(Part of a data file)
_____

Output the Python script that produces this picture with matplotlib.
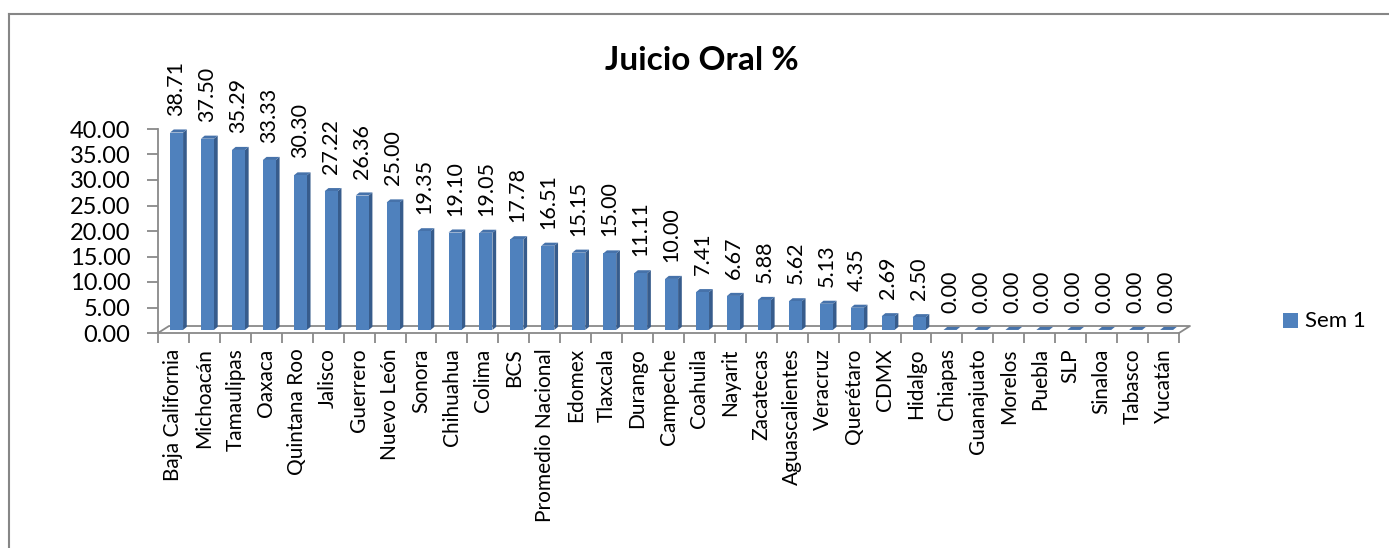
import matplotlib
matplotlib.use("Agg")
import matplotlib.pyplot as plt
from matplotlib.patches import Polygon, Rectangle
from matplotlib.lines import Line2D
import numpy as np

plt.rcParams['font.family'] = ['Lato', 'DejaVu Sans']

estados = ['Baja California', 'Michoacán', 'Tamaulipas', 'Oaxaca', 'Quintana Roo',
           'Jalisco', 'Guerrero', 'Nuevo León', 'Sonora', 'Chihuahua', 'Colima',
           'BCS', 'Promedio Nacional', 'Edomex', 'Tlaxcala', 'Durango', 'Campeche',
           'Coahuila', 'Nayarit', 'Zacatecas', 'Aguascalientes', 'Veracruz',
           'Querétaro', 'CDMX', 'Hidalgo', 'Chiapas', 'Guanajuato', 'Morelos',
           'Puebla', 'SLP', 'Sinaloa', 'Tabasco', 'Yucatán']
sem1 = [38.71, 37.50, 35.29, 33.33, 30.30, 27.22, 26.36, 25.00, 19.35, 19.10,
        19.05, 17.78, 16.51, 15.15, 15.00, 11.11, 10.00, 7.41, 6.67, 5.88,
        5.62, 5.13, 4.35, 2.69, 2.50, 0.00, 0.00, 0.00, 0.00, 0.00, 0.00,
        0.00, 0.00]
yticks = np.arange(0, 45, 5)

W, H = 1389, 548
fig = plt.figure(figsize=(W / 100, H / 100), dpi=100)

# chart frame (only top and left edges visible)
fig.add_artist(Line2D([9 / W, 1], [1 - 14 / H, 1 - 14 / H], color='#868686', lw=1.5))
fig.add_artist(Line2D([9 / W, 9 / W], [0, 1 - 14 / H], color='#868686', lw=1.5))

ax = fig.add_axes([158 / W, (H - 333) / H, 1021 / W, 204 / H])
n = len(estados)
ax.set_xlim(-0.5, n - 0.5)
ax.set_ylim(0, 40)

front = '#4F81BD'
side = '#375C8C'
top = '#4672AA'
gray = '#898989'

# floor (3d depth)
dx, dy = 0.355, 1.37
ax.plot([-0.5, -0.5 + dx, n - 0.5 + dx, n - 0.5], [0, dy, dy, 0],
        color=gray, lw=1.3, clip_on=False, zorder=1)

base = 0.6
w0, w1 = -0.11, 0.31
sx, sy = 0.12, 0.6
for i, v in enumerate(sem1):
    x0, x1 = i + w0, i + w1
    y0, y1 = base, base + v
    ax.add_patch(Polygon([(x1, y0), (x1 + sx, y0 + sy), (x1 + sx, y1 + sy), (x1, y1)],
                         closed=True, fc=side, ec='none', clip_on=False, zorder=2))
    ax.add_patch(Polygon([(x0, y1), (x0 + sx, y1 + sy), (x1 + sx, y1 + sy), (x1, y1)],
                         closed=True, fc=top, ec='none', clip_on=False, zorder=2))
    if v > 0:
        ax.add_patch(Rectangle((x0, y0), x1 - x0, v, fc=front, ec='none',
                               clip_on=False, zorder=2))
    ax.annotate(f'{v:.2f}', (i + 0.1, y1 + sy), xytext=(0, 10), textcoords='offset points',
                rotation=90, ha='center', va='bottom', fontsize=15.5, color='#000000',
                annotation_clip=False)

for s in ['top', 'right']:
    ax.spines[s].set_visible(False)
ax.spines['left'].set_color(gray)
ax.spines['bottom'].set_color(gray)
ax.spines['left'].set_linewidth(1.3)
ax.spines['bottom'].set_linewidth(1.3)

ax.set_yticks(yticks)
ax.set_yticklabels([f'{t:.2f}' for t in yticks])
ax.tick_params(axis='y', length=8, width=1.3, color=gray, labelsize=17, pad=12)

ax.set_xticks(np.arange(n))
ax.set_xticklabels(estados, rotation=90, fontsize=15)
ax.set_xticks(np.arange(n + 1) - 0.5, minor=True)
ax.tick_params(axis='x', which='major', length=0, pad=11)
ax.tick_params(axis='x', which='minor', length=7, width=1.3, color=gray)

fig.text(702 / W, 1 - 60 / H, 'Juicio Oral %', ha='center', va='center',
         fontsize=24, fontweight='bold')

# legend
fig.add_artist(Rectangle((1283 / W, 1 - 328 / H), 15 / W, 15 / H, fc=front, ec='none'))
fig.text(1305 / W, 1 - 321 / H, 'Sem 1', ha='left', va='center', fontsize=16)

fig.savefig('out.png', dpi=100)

_____

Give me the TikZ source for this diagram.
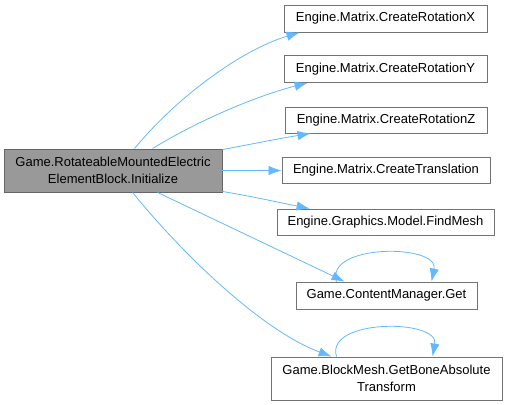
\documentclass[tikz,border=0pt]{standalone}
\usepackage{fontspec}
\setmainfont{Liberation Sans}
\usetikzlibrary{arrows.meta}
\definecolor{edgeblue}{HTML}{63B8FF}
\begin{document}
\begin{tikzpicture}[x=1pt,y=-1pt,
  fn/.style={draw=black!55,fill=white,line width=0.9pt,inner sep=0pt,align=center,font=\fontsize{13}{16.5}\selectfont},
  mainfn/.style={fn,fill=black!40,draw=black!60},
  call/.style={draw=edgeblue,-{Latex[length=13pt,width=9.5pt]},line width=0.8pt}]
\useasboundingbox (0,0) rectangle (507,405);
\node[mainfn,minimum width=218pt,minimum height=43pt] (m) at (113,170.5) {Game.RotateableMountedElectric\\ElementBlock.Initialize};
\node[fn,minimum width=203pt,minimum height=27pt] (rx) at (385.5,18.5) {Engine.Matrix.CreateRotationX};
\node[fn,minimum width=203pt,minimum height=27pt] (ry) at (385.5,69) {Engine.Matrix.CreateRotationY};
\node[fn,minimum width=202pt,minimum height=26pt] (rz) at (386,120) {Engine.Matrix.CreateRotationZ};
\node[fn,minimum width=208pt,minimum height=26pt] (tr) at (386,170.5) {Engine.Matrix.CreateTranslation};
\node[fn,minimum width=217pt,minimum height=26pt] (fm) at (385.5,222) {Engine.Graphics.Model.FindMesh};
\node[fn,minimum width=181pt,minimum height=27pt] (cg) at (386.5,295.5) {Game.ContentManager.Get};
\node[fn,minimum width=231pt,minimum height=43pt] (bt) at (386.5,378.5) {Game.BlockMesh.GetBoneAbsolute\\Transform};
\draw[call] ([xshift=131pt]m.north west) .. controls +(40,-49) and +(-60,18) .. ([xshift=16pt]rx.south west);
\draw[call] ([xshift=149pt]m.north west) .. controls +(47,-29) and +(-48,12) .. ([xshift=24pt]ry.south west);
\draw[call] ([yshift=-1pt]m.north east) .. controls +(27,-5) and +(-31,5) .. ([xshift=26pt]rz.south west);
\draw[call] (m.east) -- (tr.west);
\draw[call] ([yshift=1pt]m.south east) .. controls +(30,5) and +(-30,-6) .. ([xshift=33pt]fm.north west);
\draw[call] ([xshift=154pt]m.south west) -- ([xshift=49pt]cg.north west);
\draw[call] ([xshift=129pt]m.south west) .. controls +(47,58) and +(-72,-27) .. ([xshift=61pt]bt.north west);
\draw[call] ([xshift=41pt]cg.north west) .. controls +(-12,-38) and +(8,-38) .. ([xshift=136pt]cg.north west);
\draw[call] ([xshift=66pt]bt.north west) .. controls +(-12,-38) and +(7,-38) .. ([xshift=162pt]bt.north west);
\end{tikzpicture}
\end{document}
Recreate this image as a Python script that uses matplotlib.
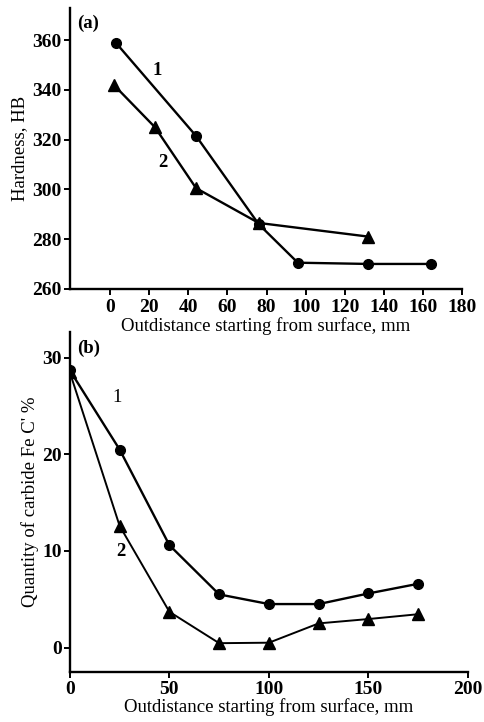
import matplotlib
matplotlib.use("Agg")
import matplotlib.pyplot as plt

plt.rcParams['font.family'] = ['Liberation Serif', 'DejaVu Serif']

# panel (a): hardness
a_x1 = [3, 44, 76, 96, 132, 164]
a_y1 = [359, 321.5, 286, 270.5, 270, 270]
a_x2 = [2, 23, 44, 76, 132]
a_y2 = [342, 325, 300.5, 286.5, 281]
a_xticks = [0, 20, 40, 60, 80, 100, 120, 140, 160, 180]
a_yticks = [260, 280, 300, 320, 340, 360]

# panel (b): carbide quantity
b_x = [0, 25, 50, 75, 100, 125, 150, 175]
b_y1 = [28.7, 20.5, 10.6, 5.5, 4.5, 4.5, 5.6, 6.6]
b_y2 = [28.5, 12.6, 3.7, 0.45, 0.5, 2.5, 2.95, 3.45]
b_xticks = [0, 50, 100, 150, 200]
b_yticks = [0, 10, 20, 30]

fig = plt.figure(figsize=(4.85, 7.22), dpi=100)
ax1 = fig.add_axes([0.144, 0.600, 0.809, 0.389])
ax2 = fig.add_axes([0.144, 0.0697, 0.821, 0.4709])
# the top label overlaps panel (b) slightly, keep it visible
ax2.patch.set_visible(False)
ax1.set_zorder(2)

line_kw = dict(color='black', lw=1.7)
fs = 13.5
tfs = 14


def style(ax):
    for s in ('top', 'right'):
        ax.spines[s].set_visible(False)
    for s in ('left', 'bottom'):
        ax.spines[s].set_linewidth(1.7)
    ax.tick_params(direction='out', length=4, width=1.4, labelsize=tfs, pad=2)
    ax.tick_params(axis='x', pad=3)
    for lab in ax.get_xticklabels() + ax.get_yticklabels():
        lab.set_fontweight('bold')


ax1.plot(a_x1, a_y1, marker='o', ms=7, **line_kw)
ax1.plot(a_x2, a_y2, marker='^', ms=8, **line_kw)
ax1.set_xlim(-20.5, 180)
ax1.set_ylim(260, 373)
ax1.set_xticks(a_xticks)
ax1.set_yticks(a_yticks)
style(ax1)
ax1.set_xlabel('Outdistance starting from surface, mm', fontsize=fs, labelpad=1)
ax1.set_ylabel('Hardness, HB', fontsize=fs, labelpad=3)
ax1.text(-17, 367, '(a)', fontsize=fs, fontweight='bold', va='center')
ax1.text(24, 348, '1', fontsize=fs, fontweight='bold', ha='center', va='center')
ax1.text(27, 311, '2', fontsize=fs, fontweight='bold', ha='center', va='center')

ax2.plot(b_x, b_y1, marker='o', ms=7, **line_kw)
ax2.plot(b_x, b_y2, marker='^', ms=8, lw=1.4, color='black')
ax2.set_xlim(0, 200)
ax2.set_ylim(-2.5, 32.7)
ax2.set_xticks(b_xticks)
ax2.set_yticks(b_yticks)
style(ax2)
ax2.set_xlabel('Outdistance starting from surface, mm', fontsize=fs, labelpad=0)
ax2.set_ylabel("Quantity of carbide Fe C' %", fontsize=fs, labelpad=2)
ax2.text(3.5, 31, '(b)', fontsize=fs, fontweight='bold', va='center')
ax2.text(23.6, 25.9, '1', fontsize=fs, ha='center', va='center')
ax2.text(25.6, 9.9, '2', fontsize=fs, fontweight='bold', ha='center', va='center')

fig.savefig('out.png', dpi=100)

_____

§ **WHAT YOU SHOULD DO**: Begin at the line containing "Recreate this image", end at the line containing "plt.rcParams['font.family'] = ['Liberation", and copy those lines word for word, both included. Skip pictures.

§ **SOLVED PROBLEM**:
Recreate this image as a Python script that uses matplotlib.
import matplotlib
matplotlib.use("Agg")
import matplotlib.pyplot as plt

plt.rcParams['font.family'] = ['Liberation Serif', 'DejaVu Serif']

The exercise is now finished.